= Written exercise =
Your task is to reproduce, verbatim and without pictures, the lines from the opening of the listing through the line containing "252, 261, 265, 279, 254, 251, 256, 190, 277]".

= Data extract =

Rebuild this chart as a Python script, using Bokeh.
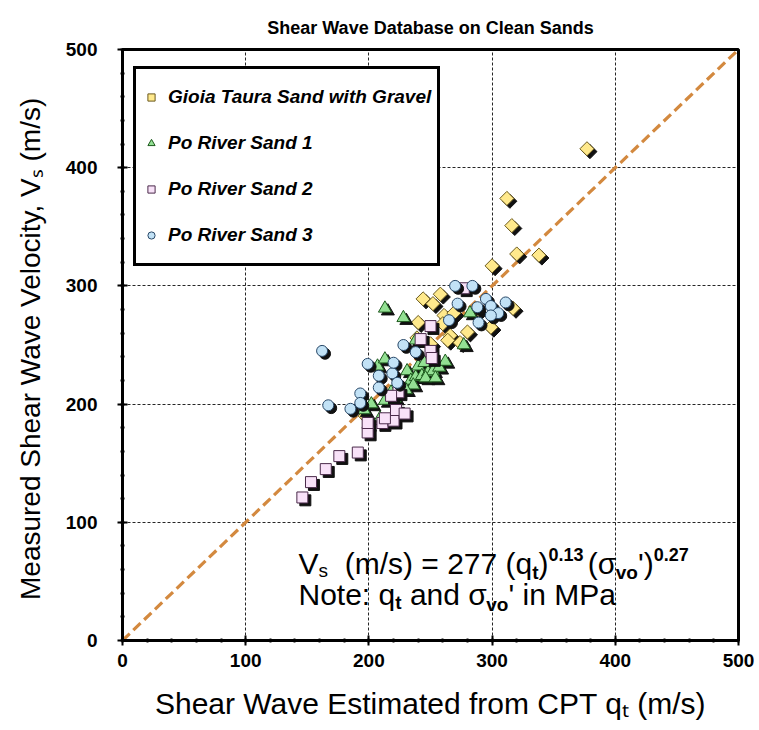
import math
from bokeh.plotting import figure
from bokeh.models import (ColumnDataSource, Range1d, SingleIntervalTicker, Label,
                          Legend, LegendItem)
from bokeh.transform import dodge
from bokeh.embed import file_html
from bokeh.resources import INLINE

# ---------------- data ----------------
title_text = "Shear Wave Database on Clean Sands"
x_title = "Shear Wave Estimated from CPT q\u209c (m/s)"
y_title = "Measured Shear Wave Velocity, V\u209b  (m/s)"
series_names = ["Gioia Taura Sand with Gravel", "Po River Sand 1",
                "Po River Sand 2", "Po River Sand 3"]

gioia_x = [377, 312, 316, 320, 338, 300, 317, 244, 258, 252, 261, 240, 260, 266,
           274, 280, 299, 288, 264, 250, 239, 197, 269]
gioia_y = [416, 374, 351, 327, 326, 317, 281, 289, 293, 285, 275, 269, 268, 258,
           252, 261, 265, 279, 254, 251, 256, 190, 277]

po1_x = [213, 228, 207, 213, 231, 234, 238, 240, 213, 209, 243, 248, 252, 257,
         236, 246, 282, 277, 238, 196, 202, 218, 225, 230, 245, 221, 254, 262]
po1_y = [281, 273, 232, 238, 228, 220, 223, 232, 203, 188, 224, 227, 228, 231,
         216, 222, 277, 250, 254, 195, 200, 210, 215, 212, 235, 205, 222, 236]

po2_x = [146, 153, 165, 176, 191, 199, 199, 211, 220, 224, 222, 213, 218, 250,
         242, 250, 251, 277, 229]
po2_y = [121, 134, 145, 156, 159, 176, 184, 184, 186, 210, 195, 188, 207, 266,
         255, 245, 239, 298, 192]

po3_x = [162, 167, 185, 193, 193, 199, 208, 208, 219, 220, 223, 228, 238, 270,
         284, 272, 295, 299, 311, 305, 288, 299, 289, 265]
po3_y = [245, 199, 196, 209, 201, 234, 224, 214, 226, 235, 218, 250, 244, 300,
         300, 285, 289, 283, 286, 277, 282, 275, 269, 271]

line_x = [0, 500]
line_y = [0, 500]
tick_interval = 100

# ---------------- layout helpers (pixel -> data) ----------------
FL, FR, FT, FB = 122, 738, 49, 640
W, H = 759, 730
sx = (FR - FL) / 500.0
sy = (FB - FT) / 500.0


def dx(px):
    return (px - FL) / sx


def dy(py):
    return (FB - py) / sy


FONT = "Liberation Sans"

p = figure(width=W, height=H, output_backend="svg", toolbar_location=None,
           x_range=Range1d(0, 500), y_range=Range1d(0, 500),
           min_border_left=FL, min_border_right=W - FR,
           min_border_top=FT, min_border_bottom=H - FB,
           background_fill_color="white", border_fill_color="white")

p.title.text = title_text
p.title.align = "center"
p.title.vertical_align = "top"
p.title.text_font = FONT
p.title.text_font_size = "18px"
p.title.text_font_style = "bold"
p.title.text_color = "black"
p.title.standoff = 20

p.outline_line_color = "black"
p.outline_line_width = 3
p.outline_line_alpha = 1

for ax in (p.xaxis[0], p.yaxis[0]):
    ax.ticker = SingleIntervalTicker(interval=tick_interval, num_minor_ticks=5)
    ax.axis_line_width = 3
    ax.axis_line_color = "black"
    ax.major_tick_in = 5
    ax.major_tick_out = 5
    ax.major_tick_line_width = 2
    ax.major_tick_line_color = "black"
    ax.minor_tick_in = 2
    ax.minor_tick_out = 2
    ax.minor_tick_line_width = 2
    ax.minor_tick_line_color = "black"
    ax.major_label_text_font = FONT
    ax.major_label_text_font_style = "bold"
    ax.major_label_text_font_size = "19px"
    ax.major_label_text_color = "black"
    ax.axis_label_text_font = FONT
    ax.axis_label_text_font_style = "normal"
    ax.axis_label_text_color = "black"
p.xaxis[0].axis_label = x_title
p.yaxis[0].axis_label = y_title
p.xaxis[0].axis_label_text_font_size = "30px"
p.yaxis[0].axis_label_text_font_size = "28px"
p.yaxis[0].major_label_standoff = 20
p.xaxis[0].major_label_standoff = 8
p.xaxis[0].axis_label_standoff = 17
p.yaxis[0].axis_label_standoff = 17

for g in (p.xgrid[0], p.ygrid[0]):
    g.grid_line_color = "black"
    g.grid_line_dash = "3 2"
    g.grid_line_width = 1
    g.grid_line_alpha = 0.85

# 1:1 line
p.line(line_x, line_y, line_color="#D3893F", line_width=3.2, line_dash="10 5")

SHX, SHY = 2.4, -2.4
specs = [
    (gioia_x, gioia_y, "square", 10, math.pi / 4, "#FFE98C", "#6B5A1E"),
    (po1_x, po1_y, "triangle", 13, 0, "#93E093", "#1E5A1E"),
    (po2_x, po2_y, "square", 11, 0, "#F8E2F8", "#4A2A4A"),
    (po3_x, po3_y, "circle", 11, 0, "#C2E2F6", "#284868"),
]

items = []
for (xs, ys, marker, size, ang, fill, line), name in zip(specs, series_names):
    src = ColumnDataSource(dict(x=xs, y=ys))
    p.scatter(x=dodge("x", SHX), y=dodge("y", SHY), source=src, marker=marker,
              size=size, angle=ang, fill_color="#111111", line_color="#111111",
              line_width=1)
    r = p.scatter(x="x", y="y", source=src, marker=marker, size=size, angle=ang,
                  fill_color=fill, line_color=line, line_width=1)
    items.append(LegendItem(label=name, renderers=[r]))

legend = Legend(items=items, location=(11, 374))
legend.border_line_color = "black"
legend.border_line_width = 3
legend.border_line_alpha = 1
legend.background_fill_color = "white"
legend.background_fill_alpha = 1
legend.label_text_font = FONT
legend.label_text_font_style = "bold italic"
legend.label_text_font_size = "19px"
legend.label_text_color = "black"
legend.glyph_width = 18
legend.glyph_height = 20
legend.label_height = 44
legend.spacing = 2
legend.padding = 6
legend.label_standoff = 8
legend.margin = 0
p.add_layout(legend, "center")

# ---------------- equation text (laid out with Arial metrics) ----------------
REG = {" ": 278, "(": 333, ")": 333, "m": 833, "/": 278, "s": 500, "=": 584,
       "2": 556, "7": 556, "q": 556, "t": 278, "N": 722, "o": 556, "e": 556,
       ":": 278, "a": 556, "n": 556, "d": 556, "i": 222, "M": 833, "P": 667,
       "V": 667, "v": 500, "'": 191, "\u03c3": 600, "0": 556, "1": 556,
       "3": 556, ".": 278}
BOLD = {"t": 333, "v": 556, "o": 611, "0": 556, ".": 278, "1": 556, "3": 556,
        "2": 556, "7": 556}


def width(text, size, bold):
    tab = BOLD if bold else REG
    return sum(tab.get(c, 556) for c in text) * size / 1000.0


def run(pieces, px0, base):
    px = px0
    for lead, text, size, style, shift in pieces:
        px += lead * 278 * size / 1000.0
        p.add_layout(Label(x=dx(px), y=dy(base + shift), text=text, text_font=FONT,
                           text_font_size=f"{size}px", text_font_style=style,
                           text_color="black", text_align="left",
                           text_baseline="alphabetic"))
        px += width(text, size, style == "bold")


F = 30
run([(0, "V", F, "normal", 0), (0, "s", 19, "normal", 7),
     (2, "(m/s) = 277 (q", F, "normal", 0), (0, "t", 19, "bold", 9),
     (0, ")", F, "normal", 0), (0, "0.13", 18, "bold", -9),
     (0.5, "(\u03c3", F, "normal", 0), (0, "vo", 19, "bold", 9),
     (0, "')", F, "normal", 0), (0, "0.27", 18, "bold", -9)], 298, 563)
run([(0, "Note: q", F, "normal", 0), (0, "t", 19, "bold", 8),
     (1, "and \u03c3", F, "normal", 0), (0, "vo", 19, "bold", 10),
     (0, "' in MPa", F, "normal", 0)], 298, 594)

open("out.html", "w").write(file_html(p, INLINE))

= Full output =
Rebuild this chart as a Python script, using Bokeh.
import math
from bokeh.plotting import figure
from bokeh.models import (ColumnDataSource, Range1d, SingleIntervalTicker, Label,
                          Legend, LegendItem)
from bokeh.transform import dodge
from bokeh.embed import file_html
from bokeh.resources import INLINE

# ---------------- data ----------------
title_text = "Shear Wave Database on Clean Sands"
x_title = "Shear Wave Estimated from CPT q\u209c (m/s)"
y_title = "Measured Shear Wave Velocity, V\u209b  (m/s)"
series_names = ["Gioia Taura Sand with Gravel", "Po River Sand 1",
                "Po River Sand 2", "Po River Sand 3"]

gioia_x = [377, 312, 316, 320, 338, 300, 317, 244, 258, 252, 261, 240, 260, 266,
           274, 280, 299, 288, 264, 250, 239, 197, 269]
gioia_y = [416, 374, 351, 327, 326, 317, 281, 289, 293, 285, 275, 269, 268, 258,
           252, 261, 265, 279, 254, 251, 256, 190, 277]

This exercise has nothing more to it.